In the US Army's 4th Infantry Divisions area around Tikrit, he said there have been cases where Iraqis have killed people they suspect of attacking US forces.

"They dropped the bodies off in front so we would find them," he said.

Rumsfeld visited the 4th Infantry Division's headquarters in Tikrit, ousted Iraqi president Saddam Hussein's hometown and a focus of the resistance to the occupation.

"We think Saddam Hussein is in the AOR (area of responsibility), moving around constantly in the area," the division's commander, Major General Ray Odierno, told reporters traveling with Rumsfeld. "This is his support structure."

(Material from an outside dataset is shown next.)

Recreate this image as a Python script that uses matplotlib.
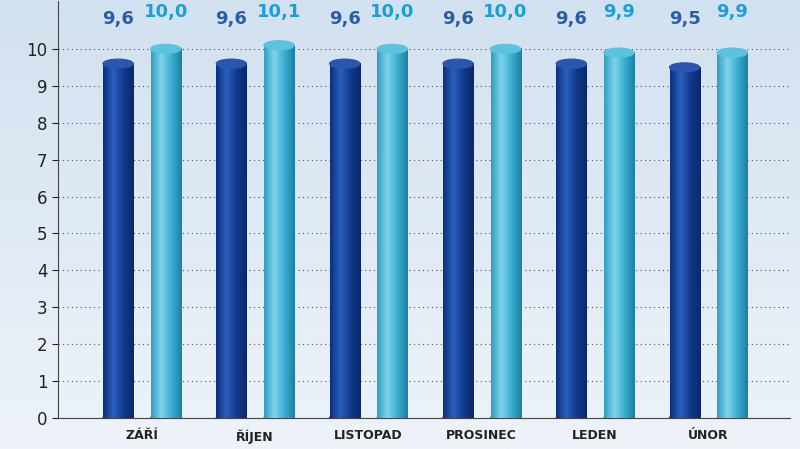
import matplotlib.pyplot as plt
import numpy as np
from matplotlib.patches import Ellipse

categories = ["ZÁŘÍ", "ŘÍJEN", "LISTOPAD", "PROSINEC", "LEDEN", "ÚNOR"]
series_a = [9.6, 9.6, 9.6, 9.6, 9.6, 9.5]
series_b = [10.0, 10.1, 10.0, 10.0, 9.9, 9.9]
labels_a = ["9,6", "9,6", "9,6", "9,6", "9,6", "9,5"]
labels_b = ["10,0", "10,1", "10,0", "10,0", "9,9", "9,9"]

fig = plt.figure(figsize=(8, 4.49), dpi=100)
# background
bg = fig.add_axes([0, 0, 1, 1])
grad = np.linspace(0, 1, 256).reshape(-1, 1)
bg.imshow(grad, extent=[0, 1, 0, 1], aspect="auto",
          cmap=plt.matplotlib.colors.LinearSegmentedColormap.from_list("bg", ["#d2e1f0", "#eef3f9"]))
bg.axis("off")

ax = fig.add_axes([0.0725, 0.069, 0.915, 0.929])
ax.patch.set_alpha(0)
ax.set_xlim(-0.74, 5.72)
ax.set_ylim(0, 11.3)
ax.set_yticks(range(0, 11))
ax.tick_params(axis="y", labelsize=12, length=4, colors="#222222")
ax.tick_params(axis="x", length=0, labelsize=9, pad=8)
ax.set_xticks(range(len(categories)))
ax.set_xticklabels(categories, fontweight="bold", color="#222222")
ax.grid(axis="y", linestyle=(0, (1, 3)), color="#555555", linewidth=0.8)
for s in ["top", "right"]:
    ax.spines[s].set_visible(False)
ax.spines["left"].set_color("#444444")
ax.spines["bottom"].set_color("#444444")
ax.set_axisbelow(True)

w = 0.265
off = 0.21
ry = 0.12
cmap_a = plt.matplotlib.colors.LinearSegmentedColormap.from_list("a", ["#0d2f7a", "#2a5fc0", "#123a8c", "#0a2868"])
cmap_b = plt.matplotlib.colors.LinearSegmentedColormap.from_list("b", ["#2f9ec0", "#7fd4ea", "#3aaed0", "#1c7fa5"])
hgrad = np.linspace(0, 1, 128).reshape(1, -1)

def cylinder(xc, h, cmap, topc):
    ax.imshow(hgrad, extent=[xc - w / 2, xc + w / 2, 0, h], aspect="auto", cmap=cmap, zorder=3)
    ax.add_patch(Ellipse((xc, 0), w, 2 * ry, color=cmap(0.9), zorder=2.9))
    ax.add_patch(Ellipse((xc, h), w, 2 * ry, color=topc, zorder=4))

for i in range(len(categories)):
    cylinder(i - off, series_a[i], cmap_a, "#2b56b0")
    cylinder(i + off, series_b[i], cmap_b, "#5cc3de")
    ax.text(i - off, 10.8, labels_a[i], ha="center", va="center", fontsize=13,
            fontweight="bold", color="#2a5caa", zorder=5)
    ax.text(i + off, 11.0, labels_b[i], ha="center", va="center", fontsize=13,
            fontweight="bold", color="#1aa0d8", zorder=5)

ax.set_xlim(-0.74, 5.72)
ax.set_ylim(0, 11.3)
fig.savefig("out.png", dpi=100)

He said his forces have conducted 1,000 raids, methodically taking down the mid-level Baathists who are leading the resistance in the so-called Sunni triangle that ranges from Baghdad to Tikrit.

Rumsfeld also flew by helicopter north to Mosul, where Major General David Petraeus showed him the site, once a mansion but now a vacant lot, where Saddam's sons Uday and Qusay were killed in July.

Everywhere he went, he stressed the gains made since early April when Saddam was ousted.

"What you're doing -- know it's important. Know it issucceeding, and it is still succeeding," he told troops of the 4th Infantry Division.